LAWS(KAR)-2019-9-310

TOTAWWA Vs. STATE OF KARNATAKA

Decided On September 26, 2019
Totawwa Appellant
V/S
STATE OF KARNATAKA Respondents

JUDGEMENT

(1.) The petitioners have filed the writ petitions seeking for issuance of a writ in the nature of mandamus to direct the respondents to initiate acquisition proceedings and to pass an award.

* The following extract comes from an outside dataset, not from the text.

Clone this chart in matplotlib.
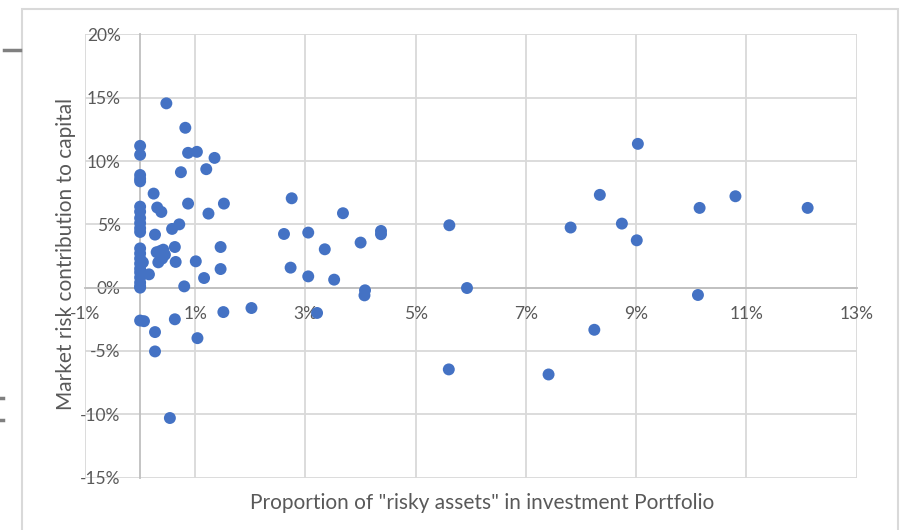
import matplotlib
matplotlib.use("Agg")
import matplotlib.pyplot as plt
from matplotlib.lines import Line2D
from matplotlib.patches import Rectangle
from matplotlib.ticker import FuncFormatter

# Proportion of risky assets (%) and market risk contribution (%)
risky_share = [
    # stack at 0%
    0, 0, 0, 0, 0, 0, 0, 0, 0, 0, 0, 0, 0, 0, 0, 0, 0, 0, 0, 0, 0, 0,
    # near zero
    0.07, 0.16, 0.05, 0.245, 0.31, 0.385, 0.27, 0.58, 0.71, 0.87, 1.24, 1.52,
    1.46, 1.46, 1.01, 1.16, 0.80, 0.645, 0.63,
    0.33, 0.37, 0.42, 0.40, 0.45, 0.30,
    0.476, 0.82, 0.87, 1.03, 1.35, 1.20, 0.74,
    1.51, 2.02, 0.63, 0.27, 1.04, 0.27, 0.54,
    # middle
    2.75, 3.68, 2.61, 3.05, 4.37, 4.37, 4.00, 3.35, 5.61, 2.73, 3.05, 3.52,
    4.08, 4.07, 5.93, 3.21, 5.60, 7.41,
    # right
    9.03, 8.34, 10.80, 10.15, 12.11, 7.81, 8.74, 9.01, 10.12, 8.24,
]
risk_contribution = [
    11.2, 10.5, 8.9, 8.6, 8.4, 6.4, 6.0, 5.5, 5.1, 4.7, 4.4,
    3.1, 2.7, 2.3, 1.9, 1.5, 1.2, 0.8, 0.4, 0.1, -2.6, 0.0,
    -2.65, 1.05, 2.0, 7.43, 6.33, 5.98, 4.19, 4.64, 5.0, 6.64, 5.85, 6.64,
    3.21, 1.47, 2.08, 0.76, 0.1, 2.03, 3.21,
    2.0, 2.9, 3.0, 2.3, 2.6, 2.8,
    14.56, 12.63, 10.65, 10.73, 10.25, 9.36, 9.12,
    -1.93, -1.61, -2.5, -3.51, -3.99, -5.04, -10.3,
    7.06, 5.88, 4.24, 4.35, 4.48, 4.22, 3.56, 3.03, 4.93, 1.58, 0.89, 0.63,
    -0.21, -0.61, -0.03, -2.0, -6.46, -6.86,
    11.36, 7.33, 7.22, 6.30, 6.30, 4.75, 5.06, 3.74, -0.58, -3.33,
]

x_ticks = [-1, 1, 3, 5, 7, 9, 11, 13]
y_ticks = [-15, -10, -5, 0, 5, 10, 15, 20]
x_title = 'Proportion of "risky assets" in investment Portfolio'
y_title = "Market risk contribution to capital"

W, H = 902, 530
fig = plt.figure(figsize=(W / 100, H / 100), dpi=100)
FONT = "Lato"
TXT = "#595959"
GRID = "#d9d9d9"

# outer chart border
fig.patches.append(Rectangle((22 / W, -0.05), 876 / W, (H - 9) / H + 0.05,
                             transform=fig.transFigure, fill=False,
                             edgecolor="#d9d9d9", linewidth=1.5))
# stray marks at left edge
fig.add_artist(Line2D([4 / W, 20 / W], [1 - 50 / H, 1 - 50 / H],
                      color="#808080", linewidth=2.5, transform=fig.transFigure))
for yy in (398, 420):
    fig.add_artist(Line2D([0, 3 / W], [1 - yy / H, 1 - yy / H],
                          color="#808080", linewidth=2.5, transform=fig.transFigure))

ax = fig.add_axes([85 / W, 1 - 477.5 / H, (856.7 - 85) / W, (477.5 - 34.5) / H])
ax.set_xlim(-1, 13)
ax.set_ylim(-15, 20)
ax.set_xticks(x_ticks)
ax.set_yticks(y_ticks)
ax.grid(True, color=GRID, linewidth=1.3, zorder=0)
ax.set_axisbelow(True)

for s in ("top", "right"):
    ax.spines[s].set_visible(False)
ax.spines["left"].set_position(("data", 0))
ax.spines["bottom"].set_position(("data", 0))
ax.spines["left"].set_color("#bfbfbf")
ax.spines["bottom"].set_color("#bfbfbf")
ax.spines["left"].set_linewidth(1.3)
ax.spines["bottom"].set_linewidth(1.3)

fmt = FuncFormatter(lambda v, p: f"{v:.0f}%")
ax.xaxis.set_major_formatter(fmt)
ax.yaxis.set_major_formatter(fmt)
ax.tick_params(axis="both", length=0, colors=TXT, labelsize=12.5)
ax.tick_params(axis="y", pad=14)
ax.tick_params(axis="x", pad=13)
for lab in ax.get_xticklabels() + ax.get_yticklabels():
    lab.set_fontfamily(FONT)

ax.scatter(risky_share, risk_contribution, s=74, color="#4472C4",
           edgecolors="none", zorder=3, clip_on=False)

fig.text(482 / W, 1 - 503 / H, x_title, ha="center", va="center",
         color=TXT, fontsize=15, fontfamily=FONT)
fig.text(66 / W, 1 - 254 / H, y_title, ha="center", va="center",
         rotation=90, color=TXT, fontsize=15, fontfamily=FONT)

fig.savefig("out.png", dpi=100)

(2.) It is noticed that initially notification was issued under Section 17(1)(4) of the Land Acquisition Act (for short, the 'Act'). It appears subsequently there were negotiations between the petitioners and the State and as the negotiations did not bear fruit, the petitioners filed W.P. Nos. 102559/2016 and 102810/2016 which came to be disposed of on 7th March, 2017. The Court while disposing of the said writ petitions had observed that there was a proposal with respect to outright purchase at Rs. 6 lakhs but the said proposal was not accepted by the petitioners and while noting so, the Court has directed the respondents to pass an appropriate order/award under the provisions of the Act. While the petition was disposed of on 7th March, 2017, the petitioners have filed the present petitions on 27th November, 2018 wherein the petitioners seek for necessary action to be taken to complete the process of acquisition due to inaction of the respondents.

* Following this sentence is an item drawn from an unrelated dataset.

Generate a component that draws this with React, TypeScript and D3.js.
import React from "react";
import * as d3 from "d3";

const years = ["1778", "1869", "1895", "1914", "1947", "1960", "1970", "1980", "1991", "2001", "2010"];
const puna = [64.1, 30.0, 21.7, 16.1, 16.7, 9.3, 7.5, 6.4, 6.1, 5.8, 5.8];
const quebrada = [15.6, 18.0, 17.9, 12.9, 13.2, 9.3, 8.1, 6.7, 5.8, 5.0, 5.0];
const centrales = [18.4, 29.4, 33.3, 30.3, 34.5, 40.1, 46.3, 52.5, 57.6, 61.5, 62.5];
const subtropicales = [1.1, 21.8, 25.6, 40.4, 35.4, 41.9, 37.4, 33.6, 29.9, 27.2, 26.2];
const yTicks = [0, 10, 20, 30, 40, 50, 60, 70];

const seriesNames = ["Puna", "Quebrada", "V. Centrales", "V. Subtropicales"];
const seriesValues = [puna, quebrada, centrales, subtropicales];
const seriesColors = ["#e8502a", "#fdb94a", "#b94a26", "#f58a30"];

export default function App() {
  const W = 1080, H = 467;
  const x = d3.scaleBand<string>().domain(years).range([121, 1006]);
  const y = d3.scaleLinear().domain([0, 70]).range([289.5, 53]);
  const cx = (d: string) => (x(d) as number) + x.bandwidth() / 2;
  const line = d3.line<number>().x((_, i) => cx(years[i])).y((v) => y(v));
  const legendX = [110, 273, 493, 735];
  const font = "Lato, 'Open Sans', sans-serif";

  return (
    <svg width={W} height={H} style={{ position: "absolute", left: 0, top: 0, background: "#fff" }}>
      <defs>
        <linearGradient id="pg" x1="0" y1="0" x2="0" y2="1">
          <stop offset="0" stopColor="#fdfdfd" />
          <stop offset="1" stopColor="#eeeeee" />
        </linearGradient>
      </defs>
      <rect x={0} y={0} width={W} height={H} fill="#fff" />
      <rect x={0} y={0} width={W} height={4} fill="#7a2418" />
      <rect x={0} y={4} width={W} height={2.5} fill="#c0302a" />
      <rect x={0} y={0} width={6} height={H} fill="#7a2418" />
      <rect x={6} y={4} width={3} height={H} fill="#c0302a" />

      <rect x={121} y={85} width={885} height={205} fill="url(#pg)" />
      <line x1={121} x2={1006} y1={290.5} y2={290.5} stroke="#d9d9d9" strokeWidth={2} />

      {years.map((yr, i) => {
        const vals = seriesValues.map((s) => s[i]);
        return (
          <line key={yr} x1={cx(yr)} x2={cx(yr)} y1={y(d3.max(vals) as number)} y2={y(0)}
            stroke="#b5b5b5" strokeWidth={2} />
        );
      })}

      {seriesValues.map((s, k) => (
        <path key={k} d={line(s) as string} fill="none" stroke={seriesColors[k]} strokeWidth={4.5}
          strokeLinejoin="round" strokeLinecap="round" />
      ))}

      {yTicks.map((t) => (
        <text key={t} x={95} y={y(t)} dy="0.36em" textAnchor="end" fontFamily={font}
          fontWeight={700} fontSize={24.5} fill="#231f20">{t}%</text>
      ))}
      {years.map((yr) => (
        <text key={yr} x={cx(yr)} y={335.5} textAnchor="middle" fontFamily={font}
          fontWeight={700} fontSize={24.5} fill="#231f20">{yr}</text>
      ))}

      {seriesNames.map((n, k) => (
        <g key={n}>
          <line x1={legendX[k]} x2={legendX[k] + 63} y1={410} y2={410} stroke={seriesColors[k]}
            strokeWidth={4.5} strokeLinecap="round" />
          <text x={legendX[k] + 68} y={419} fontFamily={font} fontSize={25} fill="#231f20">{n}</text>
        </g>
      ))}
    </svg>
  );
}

(3.) It is noticed that this Court while taking note of the delay in completing the acquisition proceedings and also taking note of the provisions of the Act relating to acquisition in case of urgency as per Section 17(3A) of the Land Acquisition Act of 1894 has specifically directed that an affidavit to be filed by the concerned. The State in response to the order passed on 23.09.2019 had filed a memo. It is submitted that an amount of Rs. 90,14,688/- has been deposited by respondent No. 4 to respondent No. 6 towards the compensation and the said amount is in deposit with respondent No. 6. It is further submitted that by calculating the compensation at Rs. 6 lakh per acre remaining amount of Rs. 82,95,312/- has also been deposited with respondent No. 6.